December 2002 - There is something wrong with Dad

Looking back now, I know it wasn't the first sign of the problem. But it was the day that my son Kevin and I knew, for a fact, that there was something wrong with my husband Dick. To someone looking in from the outside, it might not have been so startling. But within families, people know each other so well, and they sense changes in each other much earlier than anyone else can. Anyway, here's the simple story of what happened:

It was the morning of Christmas Eve 2002. Kevin, then 12 years old, and I were in the kitchen baking Christmas cookies together. It was going to be a wonderful Christmas holiday. My mother and stepfather, my brother and his wife and his young kids, were all coming over to spend the day together, opening presents and just being together. The next day, Christmas, would be a quiet day with just our own little family. And the day after Christmas, our friends from Germany were due to arrive to spend 10 days with us on a vacation in Mexico. So this particular morning was to be the start of a relaxing 10-day holiday away from work with all of the people I loved most in the whole world.

While Kevin and I baked cookies, Dick watched TV in the adjoining family room. I was slightly annoyed that he wasn't joining us in the kitchen, but this had become more normal lately. Dick had been watching more and more television. He was 62 years old then and seemed to have found one excuse or another not to play as much golf as he used to. Instead, he watched television constantly. Well, today, I was not going to worry about that. I shrugged off my annoyance and focused on creating a lovely, memorable holiday for my only child, the true love of my life.

Just as we were putting the cookies on the cookie sheet, I saw Dick stand up in the family room and reach for his car keys. "Where are you going?" I asked. "Yeah, Dad, you can't go anywhere now; the family's on the way over to open presents," Kevin added. Dick just glared at us and said something along the lines of, "I'm leaving and I'm never coming back." Thinking this was some kind of sick joke from my husband, who had always been a teaser, I said, "Come on, Dick, where are you really going? Can't it wait? We've still got a lot to do before the family arrives for Christmas Eve." Dick just walked out the back door.

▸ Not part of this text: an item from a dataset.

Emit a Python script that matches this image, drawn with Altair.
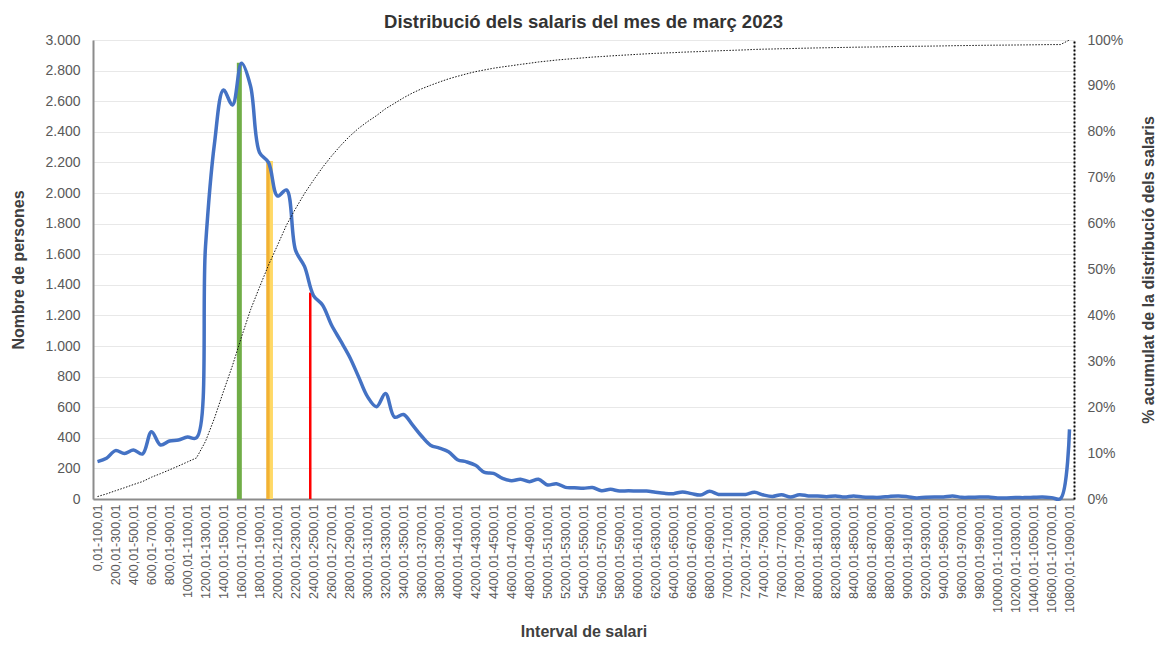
import json
import altair as alt
import pandas as pd

# ---------------- data ----------------
lows = list(range(0, 10900, 100))
categories = [f"{lo},01-{lo + 100},01" for lo in lows]

persons = [
    244, 266, 316, 298, 320, 294, 440, 353, 379, 386, 405, 400,
    1650, 2325, 2673, 2575, 2848, 2700, 2265, 2200, 1980, 2020, 1627, 1520, 1330,
    1268, 1137, 1035, 930, 800, 669, 603, 690, 535, 552, 484, 412, 352, 333, 309, 257, 243, 220,
    174, 168, 135, 120, 129, 113, 129, 92, 100, 76, 74, 70, 75, 54, 63, 52, 54, 52, 52, 44, 37,
    35, 46, 35, 26, 50, 30,
    30, 30, 30, 44, 26, 17, 28, 13, 28, 20, 20, 15, 20, 13, 20, 13, 11, 11, 17, 20, 15, 7, 11,
    13, 13, 20, 11, 11, 13, 13, 7, 7, 9, 9, 11, 13, 9, 2, 455,
]
assert len(persons) == len(categories)

marker_names = ["verd", "groc_a", "groc_b", "vermell"]
marker_salary = [1626, 1948, 1981, 2414]
marker_height = [2852, 2209, 2209, 1349]

left_ticks = list(range(0, 3001, 200))
right_ticks = [i / 10 for i in range(11)]
x_tick_values = [lo + 50 for lo in lows[::2]]

# ---------------- tables ----------------
df = pd.DataFrame({"interval": categories, "lo": lows, "persones": persons})
df["mid"] = df["lo"] + 50
mk = pd.DataFrame({"marca": marker_names, "salari": marker_salary, "altura": marker_height})

FONT = "Liberation Sans"
GREY = "#595959"
TITLE_C = "#404040"

x_scale = alt.Scale(domain=[0, 10900], nice=False, zero=False)
x_axis = alt.Axis(
    values=x_tick_values,
    labelExpr=json.dumps(categories, ensure_ascii=False) + "[floor(datum.value / 100)]",
    labelAngle=270, labelAlign="right", labelBaseline="middle",
    labelFontSize=12.5, labelColor=GREY, labelPadding=5, labelOverlap=False,
    labelFont=FONT, ticks=False, grid=False,
    domainColor="#8c8c8c", domainWidth=2,
    title="Interval de salari", titleFontSize=16, titleFontWeight="bold",
    titleColor=TITLE_C, titleFont=FONT, titleY=137, titleBaseline="alphabetic",
)

left_scale = alt.Scale(domain=[0, 3000], nice=False, zero=True)
left_axis = alt.Axis(
    values=left_ticks,
    labelExpr="replace(format(datum.value, ','), ',', '.')",
    labelFontSize=14, labelColor=GREY, labelPadding=13, labelFont=FONT,
    ticks=False, grid=True, gridColor="#E8E8E8", gridWidth=1,
    domainColor="#8c8c8c", domainWidth=2,
    title="Nombre de persones", titleFontSize=16, titleFontWeight="bold",
    titleColor=TITLE_C, titleFont=FONT, titleX=-75, titleBaseline="middle",
    titleAngle=270,
)


def xenc(field):
    return alt.X(field, scale=x_scale, axis=x_axis, title="Interval de salari")


def yleft(field):
    return alt.Y(field, scale=left_scale, axis=left_axis, title="Nombre de persones")


rules = alt.Chart(mk).mark_rule().encode(
    x=xenc("salari:Q"),
    y=yleft("altura:Q"),
    y2=alt.datum(0),
    color=alt.Color("marca:N", scale=alt.Scale(domain=marker_names,
                    range=["#70AD47", "#F2B233", "#FFD966", "#FF0000"]), legend=None),
    strokeWidth=alt.StrokeWidth("marca:O", scale=alt.Scale(domain=marker_names,
                                range=[5, 2.5, 2.5, 3]), legend=None),
)

line = alt.Chart(df).mark_line(color="#4472C4", strokeWidth=3.5,
                               interpolate="catmull-rom").encode(
    x=xenc("mid:Q"),
    y=yleft("persones:Q"),
)

left = alt.layer(rules, line)

cum = alt.Chart(df).transform_window(
    acum="sum(persones)", sort=[alt.SortField("mid")], frame=[None, 0]
).transform_joinaggregate(
    total="sum(persones)"
).transform_calculate(
    pct="datum.acum / datum.total"
).mark_line(color="#111111", strokeWidth=1, strokeDash=[1.5, 1.5]).encode(
    x=xenc("mid:Q"),
    y=alt.Y("pct:Q", scale=alt.Scale(domain=[0, 1], nice=False),
            axis=alt.Axis(
                orient="right", values=right_ticks, format=".0%",
                labelFontSize=14, labelColor=GREY, labelPadding=13, labelFont=FONT,
                ticks=False, grid=False,
                domainColor="#000000", domainWidth=2, domainDash=[2, 2],
                title="% acumulat de la distribució dels salaris",
                titleFontSize=16, titleFontWeight="bold", titleColor=TITLE_C,
                titleFont=FONT, titleAngle=270, titleX=74, titleBaseline="middle",
            )),
)

chart = alt.layer(left, cum).resolve_scale(y="independent").properties(
    width=981,
    height=459,
    padding={"left": 85, "top": 32, "right": 84, "bottom": 143},
    autosize=alt.AutoSizeParams(type="none"),
    title=alt.TitleParams(
        "Distribució dels salaris del mes de març 2023",
        fontSize=18.5, font=FONT, fontWeight="bold", color="#333333",
        anchor="middle", offset=18, baseline="alphabetic", dy=31,
    ),
).configure_view(stroke=None).configure(background="white", font=FONT)

chart.save("out.html", embed_options={"renderer": "svg", "actions": False})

My heart sank. Outwardly, I remained calm for Kevin's sake (the first of many times in the last six years that I have put on the outwardly calm mask). But inside, I was in turmoil. No marriage is perfect and we'd had a few times when we hadn't seen eye-to-eye on everything, but in our 16 years of marriage, there hadn't been a sign of trouble that would cause him to talk about leaving. This made no sense. Kevin, on the verge of tears, wanted to know, "Where's Dad? Will he get back in time?" So, for Kevin's sake, I laughed it off and told him his Dad would be back in plenty of time, not to worry. But I was simply hoping I was right. I heard every single second tick off on the clock, trying to figure out what to do if he didn't come back in an hour, or two, or whenever I would not be able to stand it any more.

Then, an hour later, I saw his car pull into the garage, as the last of the cookies were coming out of the oven. With a mixture of relief and fury, I asked him where he had been. Kevin and I both remember clearly his next words. "Home Depot. I just had to get some light bulbs. Why?" He said this with a look of such innocence and perplexity. He had no idea what he'd just put us through. I pulled him into the bedroom and demanded that he go apologize to Kevin, and he just looked at me and said, "Why? All I did was go to Home Depot." He sat down to watch more TV.

When I went back to the kitchen, Kevin said, "There's something wrong with Dad." And I knew he was right.